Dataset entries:

%%

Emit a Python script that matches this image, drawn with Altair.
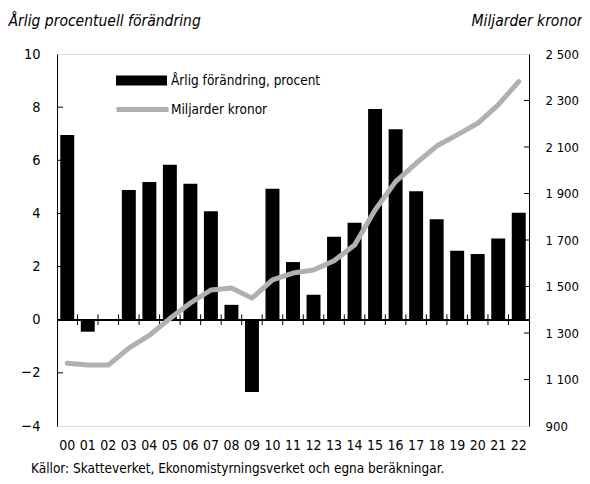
import altair as alt
import pandas as pd

years = ["00", "01", "02", "03", "04", "05", "06", "07", "08", "09", "10", "11",
         "12", "13", "14", "15", "16", "17", "18", "19", "20", "21", "22"]
pct = [6.95, -0.45, 0.02, 4.88, 5.18, 5.83, 5.12, 4.08, 0.56, -2.72, 4.93, 2.17,
       0.94, 3.12, 3.65, 7.93, 7.17, 4.83, 3.78, 2.60, 2.47, 3.06, 4.03]
bn = [1170, 1162, 1162, 1235, 1290, 1362, 1429, 1485, 1494, 1450, 1528, 1558,
      1571, 1611, 1678, 1829, 1951, 2030, 2104, 2152, 2202, 2281, 2381]
left_values = [-4, -2, 0, 2, 4, 6, 8, 10]
right_values = [900, 1100, 1300, 1500, 1700, 1900, 2100, 2300, 2500]
left_ticks = [-2, 0, 2, 4, 6, 8]
right_ticks = [1100, 1300, 1500, 1700, 1900, 2100, 2300]
bar_label = "Årlig förändring, procent"
line_label = "Miljarder kronor"
left_title = "Årlig procentuell förändring"
right_title = "Miljarder kronor"
source = "Källor: Skatteverket, Ekonomistyrningsverket och egna beräkningar."

FONT = "DejaVu Sans Condensed, Liberation Sans Narrow, sans-serif"
W, H = 472, 372

df = pd.DataFrame({"year": years, "pct": pct, "bn": bn,
                   "sbar": bar_label, "sline": line_label})
lt = pd.DataFrame({"v": left_ticks})
rt = pd.DataFrame({"v": right_ticks})

xs = alt.Scale(paddingInner=0, paddingOuter=0)
xaxis = alt.Axis(title=None, ticks=False, tickSize=0, domain=False, labelAngle=0,
                 labelPadding=12, labelFontSize=14, labelColor="black", labelFont=FONT)
xenc = alt.X("year:N", scale=xs, axis=xaxis)

ly_scale = alt.Scale(domain=[-4, 10], nice=False, zero=False)
ly_axis = alt.Axis(orient="left", values=left_values, ticks=False, tickSize=0,
                   domain=True, domainColor="black", domainWidth=1, grid=False,
                   labelPadding=17, labelFontSize=14.5, labelColor="black", labelFont=FONT,
                   title=left_title, titleAngle=0, titleX=-49, titleY=-34,
                   titleAlign="left", titleBaseline="middle", titleFontStyle="italic",
                   titleFontWeight="normal", titleFontSize=15.5, titleFont=FONT,
                   titleColor="black")

ry_scale = alt.Scale(domain=[900, 2500], nice=False, zero=False)
ry_axis = alt.Axis(orient="right", values=right_values, ticks=False, tickSize=0,
                   domain=True, domainColor="black", domainWidth=1, grid=False,
                   labelPadding=16, labelFontSize=13, labelColor="black", labelFont=FONT,
                   labelLimit=200,
                   labelExpr="replace(format(datum.value, ','), ',', ' ')",
                   title=right_title, titleAngle=0, titleX=53, titleY=-34,
                   titleAlign="right", titleBaseline="middle", titleFontStyle="italic",
                   titleFontWeight="normal", titleFontSize=15.5, titleFont=FONT,
                   titleColor="black")

bars = alt.Chart(df).mark_bar(width=alt.RelativeBandSize(0.68)).encode(
    x=xenc,
    y=alt.Y("pct:Q", scale=ly_scale, axis=ly_axis),
    color=alt.Color("sbar:N", scale=alt.Scale(range=["#000000"]),
                    legend=alt.Legend(title=None, orient="none", legendX=59, legendY=1,
                                      symbolType="M-1,-0.2H1V0.2H-1Z", symbolSize=2601,
                                      symbolStrokeWidth=0, labelFontSize=13.5, labelFont=FONT,
                                      labelColor="black", labelOffset=4, labelLimit=400,
                                      padding=0)),
)

zero = alt.Chart(df).mark_rule(color="black", strokeWidth=1).encode(
    y=alt.YDatum(0, scale=ly_scale, axis=ly_axis)
)

xticks = alt.Chart(df).transform_filter("datum.year != '00'").mark_rule(
    color="black", strokeWidth=1).encode(
    x=alt.X("year:N", scale=xs, axis=xaxis, bandPosition=0),
    y=alt.YDatum(0.2, scale=ly_scale, axis=ly_axis),
    y2=alt.Y2Datum(-0.2),
)

lticks = alt.Chart(lt).mark_rule(color="black", strokeWidth=1).encode(
    y=alt.Y("v:Q", scale=ly_scale, axis=ly_axis),
    x=alt.value(0), x2=alt.value(6),
)

left = alt.layer(bars, zero, xticks, lticks)

line = alt.Chart(df).mark_line(strokeWidth=5, strokeCap="round", strokeJoin="round").encode(
    x=xenc,
    y=alt.Y("bn:Q", scale=ry_scale, axis=ry_axis),
    stroke=alt.Stroke("sline:N", scale=alt.Scale(range=["#b0b0b0"]),
                      legend=alt.Legend(title=None, orient="none", legendX=57, legendY=27,
                                        symbolType="stroke", symbolSize=2704,
                                        symbolStrokeWidth=5, labelFontSize=13.5, labelFont=FONT,
                                        labelColor="black", labelOffset=0, labelLimit=400,
                                        padding=0)),
)

rticks = alt.Chart(rt).mark_rule(color="black", strokeWidth=1).encode(
    y=alt.Y("v:Q", scale=ry_scale, axis=ry_axis),
    x=alt.value(W - 5), x2=alt.value(W),
)

right = alt.layer(line, rticks)

chart = alt.layer(left, right).resolve_scale(y="independent").properties(
    width=W, height=H,
    padding={"left": 49, "top": 46, "right": 53, "bottom": 50},
    autosize=alt.AutoSizeParams(type="none"),
    title=alt.TitleParams(text=source, orient="bottom", anchor="start", frame="group",
                          dx=-26, offset=10, fontSize=13.5, font=FONT, fontWeight="normal",
                          color="black"),
).configure_view(stroke="#666666", strokeWidth=1).configure(font=FONT)

chart.save("out.html", embed_options={"renderer": "svg", "actions": False})
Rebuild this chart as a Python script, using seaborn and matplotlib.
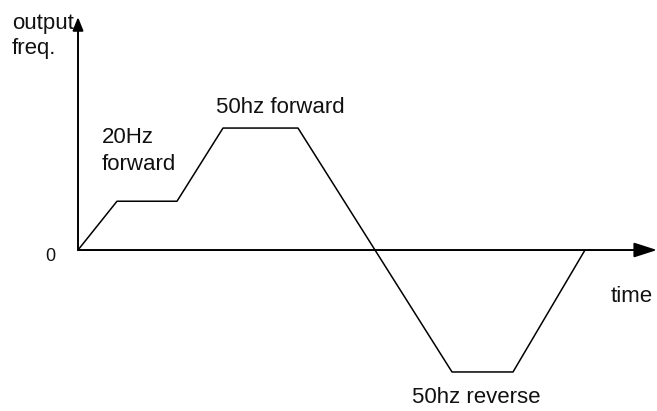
import numpy as np
import matplotlib
matplotlib.use("Agg")
import matplotlib.pyplot as plt
import seaborn as sns

# speed profile: time (arbitrary units) vs output frequency (Hz)
time = [0, 3.9, 9.9, 14.5, 22.0, 37.4, 43.5, 50.7]
freq = [0, 20, 20, 50, 50, -50, -50, 0]

sns.set_theme(style="white")
plt.rcParams['font.family'] = ['Liberation Sans', 'DejaVu Sans']

fig = plt.figure(figsize=(6.57, 4.11), dpi=100)
ax = fig.add_axes([0, 0, 1, 1])
ax.set_xlim(-7.8, 57.9)
ax.set_ylim(-66.0, 102.5)
ax.set_axis_off()

sns.lineplot(x=time, y=freq, sort=False, color="black", linewidth=1.1, ax=ax)

# axes with arrow heads
ax.annotate("", xy=(57.9, 0), xytext=(0, 0),
            arrowprops=dict(arrowstyle="-|>,head_length=14,head_width=4.5",
                            mutation_scale=1, color="black", lw=1.4,
                            shrinkA=0, shrinkB=0))
ax.annotate("", xy=(0, 95.5), xytext=(0, 0),
            arrowprops=dict(arrowstyle="-|>,head_length=8,head_width=3.2",
                            mutation_scale=1, color="black", lw=1.4,
                            shrinkA=0, shrinkB=0))

fs = 16
tc = "#111111"
ax.text(-6.6, 97.3, "output", fontsize=fs, color=tc, ha="left", va="top")
ax.text(-6.6, 87.0, "freq.", fontsize=fs, color=tc, ha="left", va="top")
ax.text(-2.8, -2.5, "0", fontsize=13, color=tc, ha="center", va="center")
ax.text(55.4, -18.9, "time", fontsize=fs, color=tc, ha="center", va="center")
ax.text(2.4, 50.3, "20Hz", fontsize=fs, color=tc, ha="left", va="top")
ax.text(2.4, 39.2, "forward", fontsize=fs, color=tc, ha="left", va="top")
ax.text(13.8, 62.6, "50hz forward", fontsize=fs, color=tc, ha="left", va="top")
ax.text(33.4, -56.3, "50hz reverse", fontsize=fs, color=tc, ha="left", va="top")

fig.savefig("out.png", dpi=100)
plt.close(fig)
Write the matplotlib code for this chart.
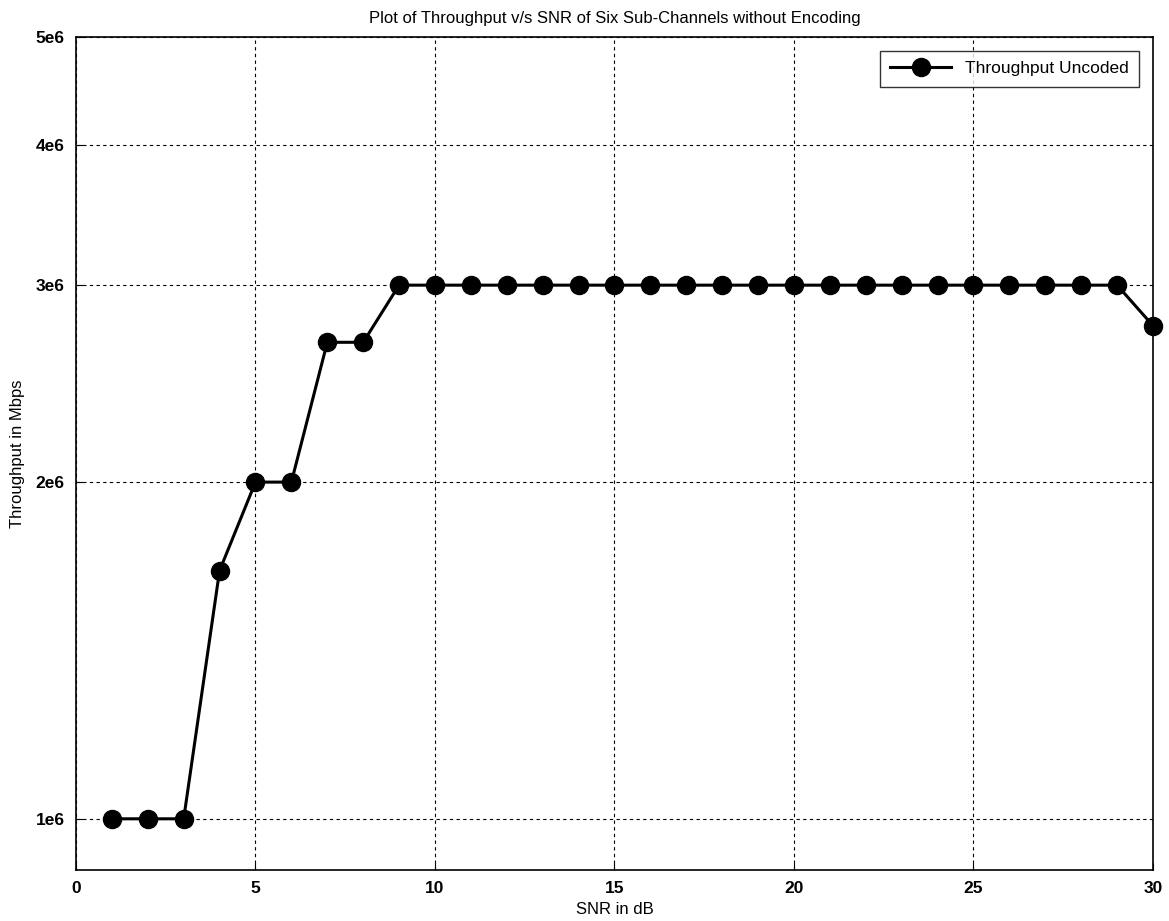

%%

Pictures are excluded. Repeat exactly the lines from the one containing "Rebuild this chart" to the one containing "import seaborn as sns", inclusive.

:: Right answer ::
Rebuild this chart as a Python script, using seaborn and matplotlib.
import numpy as np
import matplotlib
matplotlib.use("Agg")
import matplotlib.pyplot as plt
import seaborn as sns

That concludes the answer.